After almost 2.5 years of preparation, the University of California, San Diego (UCSD) and the Ministry of Emergency (MES) Situation’s Republican Center for Seismic Forecasting Monitoring announced the installation of a new, state-of-the-art seismic station at Karasai, outside Jizzakh City on May 3.  U.S. Ambassador Jonathan Henick and the Deputy Minister of MES, Muhitdinov Muhtar, cut a ribbon inaugurating the new seismic station. 

Photo: US Embassy in Tashkent

The station, part of the U.S. Global Seismic Network of +150 stations worldwide, was funded by the United States Government and will be maintained with help from the United States National Science Foundation, with maintenance and training from UCSD’s International Deployment of Accelerometers Program.

The goal of the station is to foster a better understanding of worldwide seismic activity in Uzbekistan and Central Asia. Data from the station can be used to locate earthquakes and mitigate earthquake risk, which is important for public safety and basic science.

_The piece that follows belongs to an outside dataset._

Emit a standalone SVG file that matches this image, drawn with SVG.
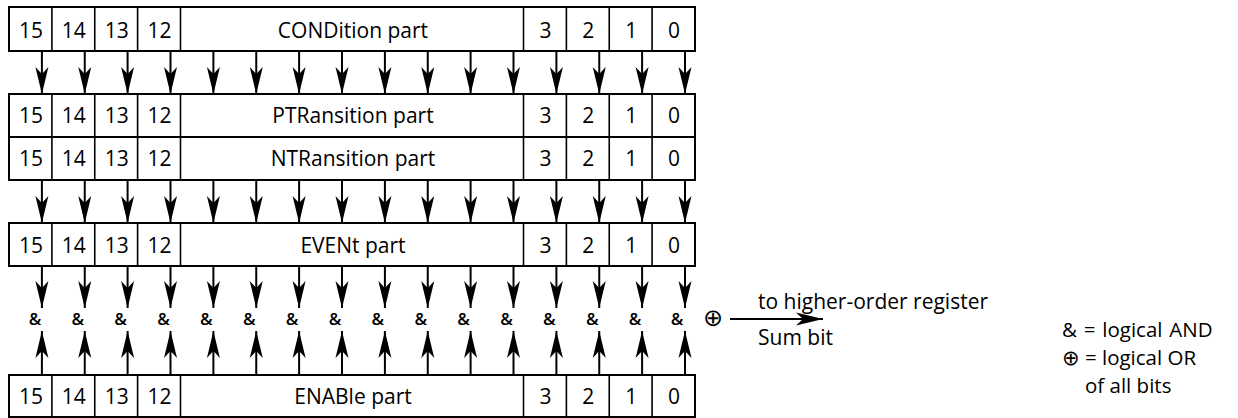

A seismic exchange between the United States and Uzbekistan has bloomed since the seismic station project began in late 2020.

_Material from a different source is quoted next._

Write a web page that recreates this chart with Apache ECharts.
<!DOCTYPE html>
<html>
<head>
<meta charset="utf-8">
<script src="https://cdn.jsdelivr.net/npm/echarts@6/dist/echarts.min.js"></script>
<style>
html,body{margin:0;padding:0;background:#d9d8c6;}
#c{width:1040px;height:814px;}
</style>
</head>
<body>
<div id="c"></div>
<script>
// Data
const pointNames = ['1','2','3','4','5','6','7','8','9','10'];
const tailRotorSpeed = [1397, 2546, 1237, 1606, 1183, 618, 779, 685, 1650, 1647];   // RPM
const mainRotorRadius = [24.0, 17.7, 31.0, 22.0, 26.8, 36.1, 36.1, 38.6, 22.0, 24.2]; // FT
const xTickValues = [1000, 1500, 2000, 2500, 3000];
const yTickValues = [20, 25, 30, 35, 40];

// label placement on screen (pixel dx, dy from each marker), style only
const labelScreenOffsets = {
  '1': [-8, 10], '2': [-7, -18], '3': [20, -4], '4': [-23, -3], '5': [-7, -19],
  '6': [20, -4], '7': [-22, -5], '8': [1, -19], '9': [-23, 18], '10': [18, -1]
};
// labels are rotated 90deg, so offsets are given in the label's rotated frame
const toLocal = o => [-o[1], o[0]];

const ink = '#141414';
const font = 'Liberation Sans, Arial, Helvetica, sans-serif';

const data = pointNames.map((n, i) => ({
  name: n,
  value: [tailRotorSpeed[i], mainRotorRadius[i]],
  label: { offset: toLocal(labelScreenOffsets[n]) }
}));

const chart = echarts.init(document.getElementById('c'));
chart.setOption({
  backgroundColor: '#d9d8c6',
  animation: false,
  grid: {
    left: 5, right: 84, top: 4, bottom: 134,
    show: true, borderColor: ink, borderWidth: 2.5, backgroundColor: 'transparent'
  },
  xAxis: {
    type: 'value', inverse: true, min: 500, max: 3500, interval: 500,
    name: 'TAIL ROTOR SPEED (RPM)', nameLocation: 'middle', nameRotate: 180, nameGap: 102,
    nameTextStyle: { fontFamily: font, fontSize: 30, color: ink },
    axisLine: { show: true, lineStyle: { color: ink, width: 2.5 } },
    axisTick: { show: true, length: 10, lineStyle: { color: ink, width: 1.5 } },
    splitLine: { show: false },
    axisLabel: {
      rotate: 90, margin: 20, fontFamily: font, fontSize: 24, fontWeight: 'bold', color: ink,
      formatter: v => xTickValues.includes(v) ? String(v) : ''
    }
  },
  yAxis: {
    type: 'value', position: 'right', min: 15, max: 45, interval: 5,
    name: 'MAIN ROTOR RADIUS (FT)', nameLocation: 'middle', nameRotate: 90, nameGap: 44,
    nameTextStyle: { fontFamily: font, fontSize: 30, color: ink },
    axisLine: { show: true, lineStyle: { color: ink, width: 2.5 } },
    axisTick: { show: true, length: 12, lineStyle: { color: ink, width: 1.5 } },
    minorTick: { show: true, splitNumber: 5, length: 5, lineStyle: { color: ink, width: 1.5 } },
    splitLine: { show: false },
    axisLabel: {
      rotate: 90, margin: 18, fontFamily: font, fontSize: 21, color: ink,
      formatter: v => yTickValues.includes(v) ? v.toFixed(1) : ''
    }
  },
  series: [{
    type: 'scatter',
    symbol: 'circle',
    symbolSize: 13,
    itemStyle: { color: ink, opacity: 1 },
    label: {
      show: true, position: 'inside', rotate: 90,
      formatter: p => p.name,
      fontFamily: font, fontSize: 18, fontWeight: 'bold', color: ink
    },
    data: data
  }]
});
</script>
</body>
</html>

From February 20-24, 2023, U.S. Embassy Tashkent hosted Dr. Tuna Onur and Dr. Ana Aguiar from the U.S. Department of Energy Seismic Cooperation Program. Dr. Onur is an earthquake hazard and risk specialist and contractor to the Lawrence Livermore National Laboratory (LLNL). Dr. Aguiar is the LLNL Deputy Program Manager for the Seismic Cooperation Program and a specialist in seismic event detection and location. Both experts visited Uzbekistan for the first time to further collaborate with the Government of Uzbekistan on a range of issues around seismic hazard assessment.

One of the visitors’ key goals was to gain a better understanding of seismic hazards and earthquake risk-related challenges in Uzbekistan.  Another goal was to meet with Uzbek colleagues to discuss incorporating local data into a regionally integrated database of historic Central Asian seismic activity.  This integrated data will inform better probabilistic seismic hazard assessment (PHSA) models for the region. Dr. Onur and Aguiar met with officials at MES and the Institute of Seismology (IOS) under the Academy of Sciences, and the Ministry of Construction (MOC), the Institute of Mechanics and Seismic Resistance of Buildings (IOM), Tashkent University of Architecture and Civil Engineering, Tashkent State Technical University, AO Institute Toshuyjoy LITI, and the National University of Uzbekistan (NUU).

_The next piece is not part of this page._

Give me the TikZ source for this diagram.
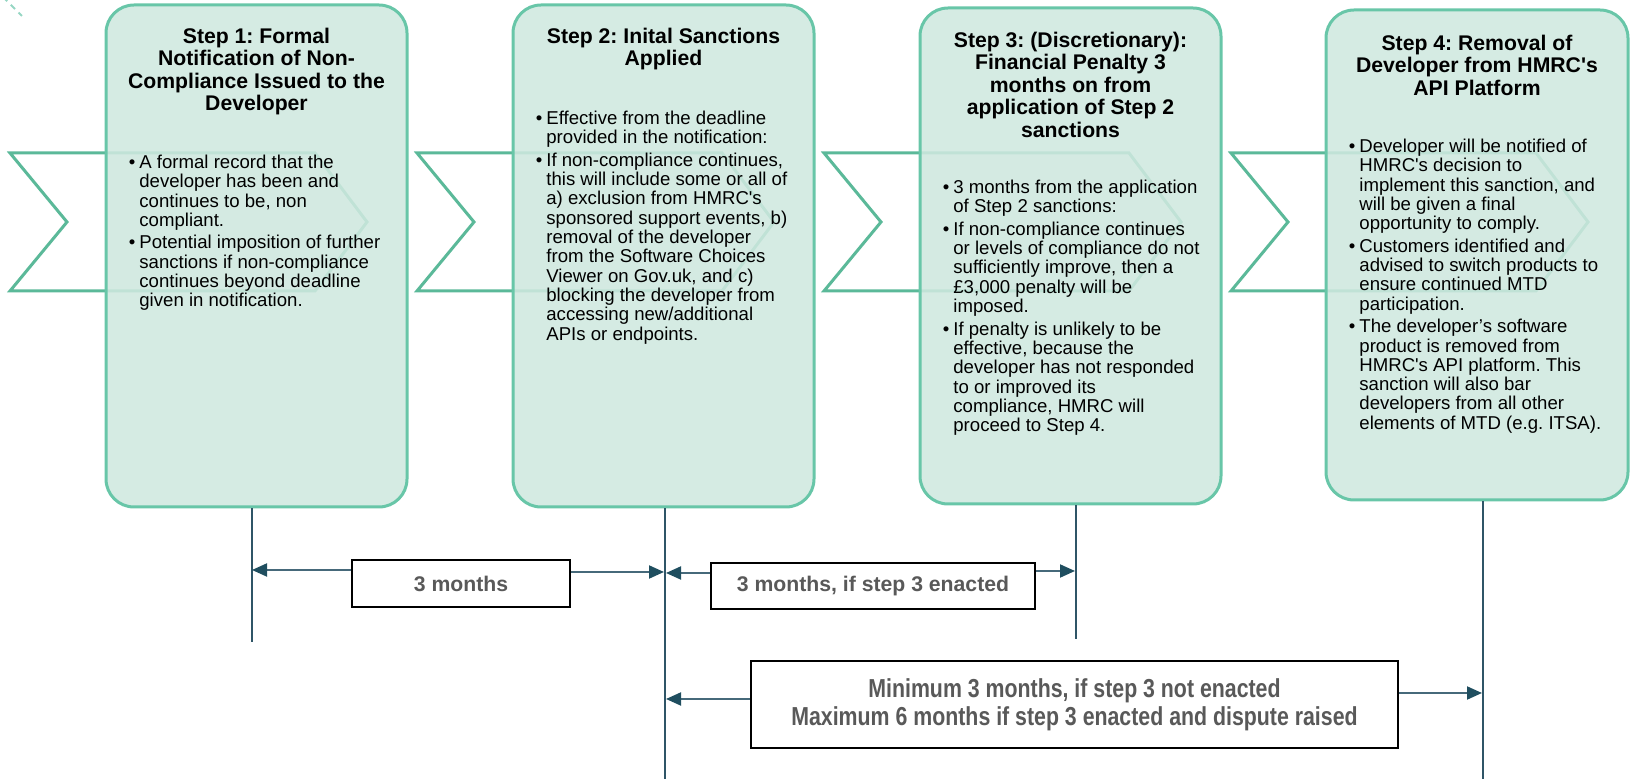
\documentclass[tikz,border=0pt]{standalone}
\usepackage{fontspec}
\setmainfont{Liberation Sans}
\newfontfamily\narrowfont[FakeStretch=0.82]{Liberation Sans}
\usetikzlibrary{arrows.meta,calc}
\definecolor{teal1}{RGB}{91,185,153}
\definecolor{tealb}{RGB}{104,198,168}
\definecolor{tealdash}{RGB}{150,214,195}
\definecolor{mintf}{RGB}{207,232,223}
\definecolor{navy}{RGB}{31,78,95}
\definecolor{shaft}{RGB}{70,105,122}
\definecolor{vline}{RGB}{47,85,103}
\definecolor{lblgray}{RGB}{89,89,89}
\newcommand\bul{\llap{•\hspace{2pt}}}
\newcommand\sq{\textquotesingle}
\begin{document}
\frenchspacing
\begin{tikzpicture}[x=0.5pt,y=-0.5pt,
  chev/.style={draw=teal1,line width=1.5pt,fill=white,line join=miter},
  stepbox/.style={draw=tealb,line width=1.5pt,fill=mintf,fill opacity=0.88,draw opacity=1,rounded corners=14pt,minimum width=150.5pt,inner sep=0pt},
  ttl/.style={anchor=north,inner sep=0pt,align=center,font=\fontsize{10.6pt}{11.25pt}\selectfont\bfseries\frenchspacing},
  bdy/.style={anchor=north west,inner sep=0pt,align=left,font=\fontsize{9.3pt}{9.65pt}\selectfont\frenchspacing},
  vl/.style={draw=vline,line width=0.8pt},
  arr/.style={draw=shaft,line width=1pt,-{Triangle[length=7.5pt,width=6.5pt,color=navy]}},
  lbl/.style={draw=black,line width=1.1pt,fill=white,inner sep=0pt,text=lblgray,font=\fontsize{10.6pt}{12pt}\selectfont\bfseries\frenchspacing},
]
\useasboundingbox (0,0) rectangle (1630,779);

% faint dashes top-left
\draw[tealdash,line width=1pt,dash pattern=on 3pt off 2.5pt] (3,-3) -- (22,16);

% chevrons
\foreach \sx in {10,417,824,1231}{
  \draw[chev] (\sx,153) -- (\sx+305,153) -- (\sx+357,222) -- (\sx+305,291) -- (\sx,291) -- (\sx+57,222) -- cycle;
}

% step boxes
\node[stepbox,minimum height=251pt] (b1) at (256.5,256) {};
\node[stepbox,minimum height=251pt] (b2) at (663.5,256) {};
\node[stepbox,minimum height=248pt] (b3) at (1070.5,256) {};
\node[stepbox,minimum width=151pt,minimum height=245pt] (b4) at (1477,255) {};

% titles
\node[ttl] (t1) at (256.5,27.25) {\strut Step 1: Formal\\Notification of Non-\\Compliance Issued to the\\Developer};
\node[ttl] (t2) at (663.5,27.25) {\strut Step 2: Inital Sanctions\\Applied};
\node[ttl] (t3) at (1070.5,31.25) {\strut Step 3: (Discretionary):\\Financial Penalty 3\\months on from\\application of Step 2\\sanctions};
\node[ttl] (t4) at (1477,34.25) {\strut Step 4: Removal of\\Developer from HMRC\sq s\\API Platform};

% bodies
\node[bdy] (d1) at (139,154.5) {\strut\bul A formal record that the\\developer has been and\\continues to be, non\\compliant.\\[1.65pt]
\bul Potential imposition of further\\sanctions if non-compliance\\continues beyond deadline\\given in notification.};
\node[bdy] (d2) at (546,110.5) {\strut\bul Effective from the deadline\\provided in the notification:\\[1.65pt]
\bul If non-compliance continues,\\this will include some or all of\\a) exclusion from HMRC\sq s\\sponsored support events, b)\\removal of the developer\\from the Software Choices\\Viewer on Gov.uk, and c)\\blocking the developer from\\accessing new/additional\\APIs or endpoints.};
\node[bdy] (d3) at (953,179.5) {\strut\bul 3 months from the application\\of Step 2 sanctions:\\[1.65pt]
\bul If non-compliance continues\\or levels of compliance do not\\sufficiently improve, then a\\£3,000 penalty will be\\imposed.\\[1.65pt]
\bul If penalty is unlikely to be\\effective, because the\\developer has not responded\\to or improved its\\compliance, HMRC will\\proceed to Step 4.};
\node[bdy] (d4) at (1359,138.5) {\strut\bul Developer will be notified of\\HMRC\sq s decision to\\implement this sanction, and\\will be given a final\\opportunity to comply.\\[1.65pt]
\bul Customers identified and\\advised to switch products to\\ensure continued MTD\\participation.\\[1.65pt]
\bul The developer’s software\\product is removed from\\HMRC\sq s API platform. This\\sanction will also bar\\developers from all other\\elements of MTD (e.g. ITSA).};

% vertical timeline lines
\coordinate (v1b) at (252,642);
\coordinate (v2b) at (665,779);
\coordinate (v3b) at (1076,639);
\coordinate (v4b) at (1483,779);
\draw[vl] (b1.south -| v1b) -- (v1b);
\draw[vl] (b2.south -| v2b) -- (v2b);
\draw[vl] (b3.south -| v3b) -- (v3b);
\draw[vl] (b4.south -| v4b) -- (v4b);

% labels
\node[lbl,minimum width=109pt,minimum height=23.5pt] (L1) at (461,583.5) {3 months};
\node[lbl,minimum width=162pt,minimum height=23pt] (L2) at (873,586) {3 months, if step 3 enacted};
\node[lbl,minimum width=323.5pt,minimum height=43.5pt,align=center,font=\fontsize{13pt}{14pt}\narrowfont\bfseries\frenchspacing] (L3) at (1074.5,704.5) {Minimum 3 months, if step 3 not enacted\\Maximum 6 months if step 3 enacted and dispute raised};

% arrow end points on timeline lines
\coordinate (a1l) at (252,570);
\coordinate (a1r) at (664,572);
\coordinate (a2l) at (666,573);
\coordinate (a2r) at (1075,571);
\coordinate (a3l) at (666,699);
\coordinate (a3r) at (1482,693);
\draw[arr] (L1.west |- a1l) -- (a1l);
\draw[arr] (L1.east |- a1r) -- (a1r);
\draw[arr] (L2.west |- a2l) -- (a2l);
\draw[arr] (L2.east |- a2r) -- (a2r);
\draw[arr] (L3.west |- a3l) -- (a3l);
\draw[arr] (L3.east |- a3r) -- (a3r);
\end{tikzpicture}
\end{document}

Photo: US Embassy in Tashkent

In October 2022, Dr. Onur taught National University of Uzbekistan (NUU) students in a virtual training on PSHA techniques, especially related to how seismic risk affects building codes and evaluation of earthquake risk. During her recent visit, Dr. Onur had the opportunity to visit NUU students in person from her virtual class and hand out participation certificates. In April, Dr. Onur gave targeted training to MES, IOS, MOC, and IOM on PSHA techniques.  Her goal with this training was to advise the government in Uzbekistan on her own experiences modeling safer construction codes following stringent North American standards.

The Embassy also helped develop a memorandum of understanding for educational exchange in seismology between United States-based Michigan State University (MSU) and NUU. In May, as a result of that agreement, MSU, with funding from the International Science and Technology Center, will install a seismic education station at NUU’s geology camp in the Chatkal Mountains. The goal of the project is to teach young Uzbek scientists about seismology and give them a chance to run their own stations.